Brian has it spot on. The Tory council have not been forced into this decision by government cuts but made the choice for themselves. This sort of short sighted penny pinching can only harm the local community.


I completely agree with Brian Tomlinson. Although I don't live in the immediate vicinity of the Centre, I have and know of numerous others who regularly visit the BAC. Not only does it provide an endless list of activities and services, it provides a plae where young people can experience art in a friendly and relaxed environment. We should surely be encouraging this type of exposure, rather than stiffling creativity and expression in young people.

Brian Tomlinson
Brian Tomlinson

BAC is a thriving cultural institution. Locally loved and nationally revered it serves the full breadth of Battersea's mixed and vibrant community, from schools and community groups, to families and young professionals (such as myself). It is a focus for cultural, social and community activity and enriches the life of the Borough. The BAC is also a focus of commercial activity on Lavender Hill, bringing people into the restaurants and bars in the surrounding area. Given that we have an institution that serves us so well in the heart of our community, Wandsworth's Tory council should be striving to keep it open, rather than short-sightedly ensuring its demise.
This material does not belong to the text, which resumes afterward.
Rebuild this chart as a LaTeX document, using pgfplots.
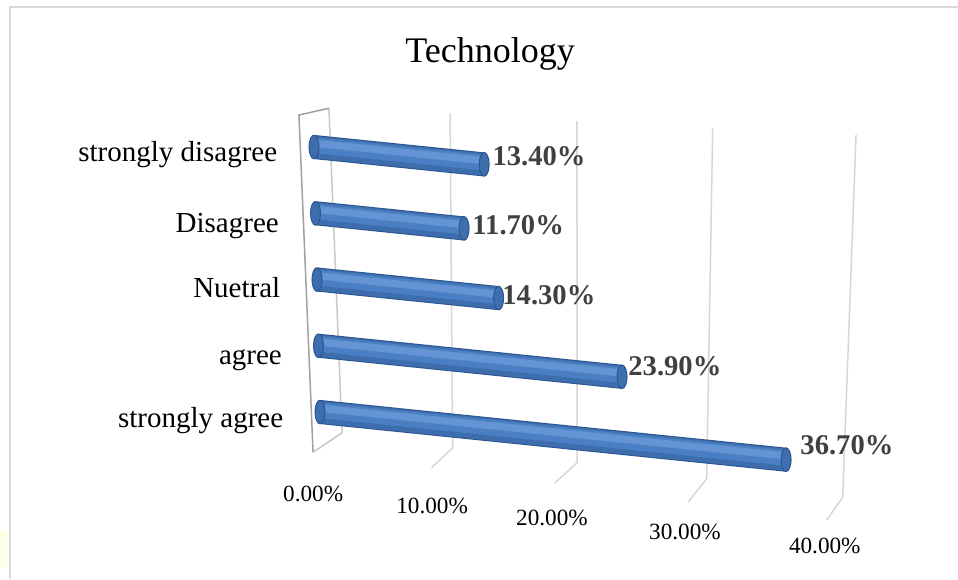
\documentclass[border=0pt]{standalone}
\usepackage{pgfplots}
\pgfplotsset{compat=1.18}
\usepackage{pgfplotstable}
\usepackage{fontspec}
\setmainfont{Liberation Serif}
\definecolor{barmid}{HTML}{4A80C3}
\definecolor{bardark}{HTML}{3D6DAD}
\definecolor{barlight}{HTML}{6494D4}
\definecolor{barout}{HTML}{2C5690}
\definecolor{capc}{HTML}{3F6EAD}
\definecolor{gridc}{HTML}{D6D6D6}
\definecolor{wallc}{HTML}{A0A0A0}
\definecolor{wallb}{HTML}{C8C8C8}
\definecolor{lbl}{HTML}{404040}
\definecolor{framec}{HTML}{D9D9D9}
\pgfdeclareplotmark{barcap}{%
  \pgfpathellipse{\pgfpointorigin}{\pgfqpoint{\pgfplotmarksize}{0pt}}{\pgfqpoint{0pt}{5.9pt}}%
  \pgfusepathqfillstroke}
\pgfplotstableread{
cat val
0 36.7
1 23.9
2 14.3
3 11.7
4 13.4
}\bars
\pgfplotsset{
  vlab/.style 2 args={draw=none, mark=none, point meta=x, forget plot,
    nodes near coords={\pgfmathprintnumber[fixed,fixed zerofill,precision=2,assume math mode=true]{\pgfplotspointmeta}\%},
    every node near coord/.append style={anchor=west, inner sep=0pt, xshift=#1, yshift=#2,
      font=\bfseries\fontsize{14.3}{16}\selectfont, text=lbl}},
}
% one cylinder-like bar from 0 to the value, drawn in data coordinates
\newcommand\cylbar[2]{%
  \addplot[barout, line width=12pt, forget plot] coordinates {(0,#1) (#2,#1)};
  \addplot[bardark, line width=11pt, forget plot] coordinates {(0,#1) (#2,#1)};
  \addplot[barmid, line width=7.8pt, yshift=0.9pt, forget plot] coordinates {(0,#1) (#2,#1)};
  \addplot[barlight, line width=3.6pt, yshift=1.9pt, forget plot] coordinates {(0,#1) (#2,#1)};
}
\begin{document}
\begin{tikzpicture}
\useasboundingbox (0,0) rectangle (479pt,289.5pt);
\fill[yellow!10] (0,5.5pt) rectangle (4pt,24.5pt);
\draw[draw=framec, line width=1pt] (5pt,0) -- (5pt,286pt) -- (479pt,286pt);
\node[anchor=base, inner sep=0pt, font=\fontsize{18}{20}\selectfont] at (245pt,258pt) {Technology};
\begin{axis}[
  x={(6.35pt,-0.65pt)}, y={(-0.75pt,33.125pt)},
  anchor=origin, at={(160pt,83.5pt)},
  xmin=-2.9, xmax=43, ymin=-1.25, ymax=5.1,
  clip=false,
  axis line style={draw=none},
  tick style={draw=none},
  xtick={-0.69,8.68,18.12,28.59,39.6},
  xticklabels={0.00\%,10.00\%,20.00\%,30.00\%,40.00\%},
  xticklabel style={anchor=center, inner sep=0pt, font=\fontsize{11.6}{13}\selectfont},
  ytick={-0.29,0.66,1.67,2.66,3.72},
  yticklabels={strongly agree, agree, Nuetral, Disagree, strongly disagree},
  yticklabel style={anchor=base east, inner sep=0pt, font=\fontsize{14.5}{16}\selectfont},
]
% left wall
\addplot[wallb, line width=0.75pt, forget plot] coordinates {(-0.62,-0.62) (1.7,-0.28) (1.25,4.61)};
\addplot[wallc, line width=0.75pt, forget plot] coordinates {(1.25,4.61) (-1.13,4.46) (-0.62,-0.62)};
% back-wall grid lines and floor lines
\addplot[gridc, line width=0.75pt, forget plot] coordinates {(8.7,-0.67) (10.4,-0.34) (10.8,4.72)};
\addplot[gridc, line width=0.75pt, forget plot] coordinates {(18.4,-0.71) (20.2,-0.37) (20.8,4.80)};
\addplot[gridc, line width=0.75pt, forget plot] coordinates {(28.9,-0.79) (30.4,-0.41) (31.5,4.90)};
\addplot[gridc, line width=0.75pt, forget plot] coordinates {(39.8,-0.85) (41.1,-0.48) (42.8,5.02)};
% left rounded ends
\addplot[only marks, mark=barcap, mark size=2.5pt, mark options={fill=bardark, draw=barout, line width=0.5pt}, forget plot]
  coordinates {(0,0) (0,1) (0,2) (0,3) (0,4)};
% cylinder bodies
\cylbar{0}{36.7}
\cylbar{1}{23.9}
\cylbar{2}{14.3}
\cylbar{3}{11.7}
\cylbar{4}{13.4}
% right end caps
\addplot[only marks, mark=barcap, mark size=2.5pt,
  mark options={fill=capc, draw=barout, line width=0.5pt}, forget plot] table[x=val,y=cat]{\bars};
% value labels
\addplot[vlab={7pt}{7.5pt}] coordinates {(36.7,0)};
\addplot[vlab={3pt}{5.5pt}] coordinates {(23.9,1)};
\addplot[vlab={1.7pt}{1.5pt}] coordinates {(14.3,2)};
\addplot[vlab={4pt}{1.75pt}] coordinates {(11.7,3)};
\addplot[vlab={4pt}{4.2pt}] coordinates {(13.4,4)};
\end{axis}
\end{tikzpicture}
\end{document}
This decision is a perfect example of the small mindedness of Wandsworth's Tories.

Jane Pike
Jane Pike

The Council Tax in Wandsworth is low but I woud willingly pay some more if I thought it would help keep open BAC and the little Wandsworth Museum which is also threatened. It is so important to keep some cultural venues going in the borough as they add such variety and interest to the community.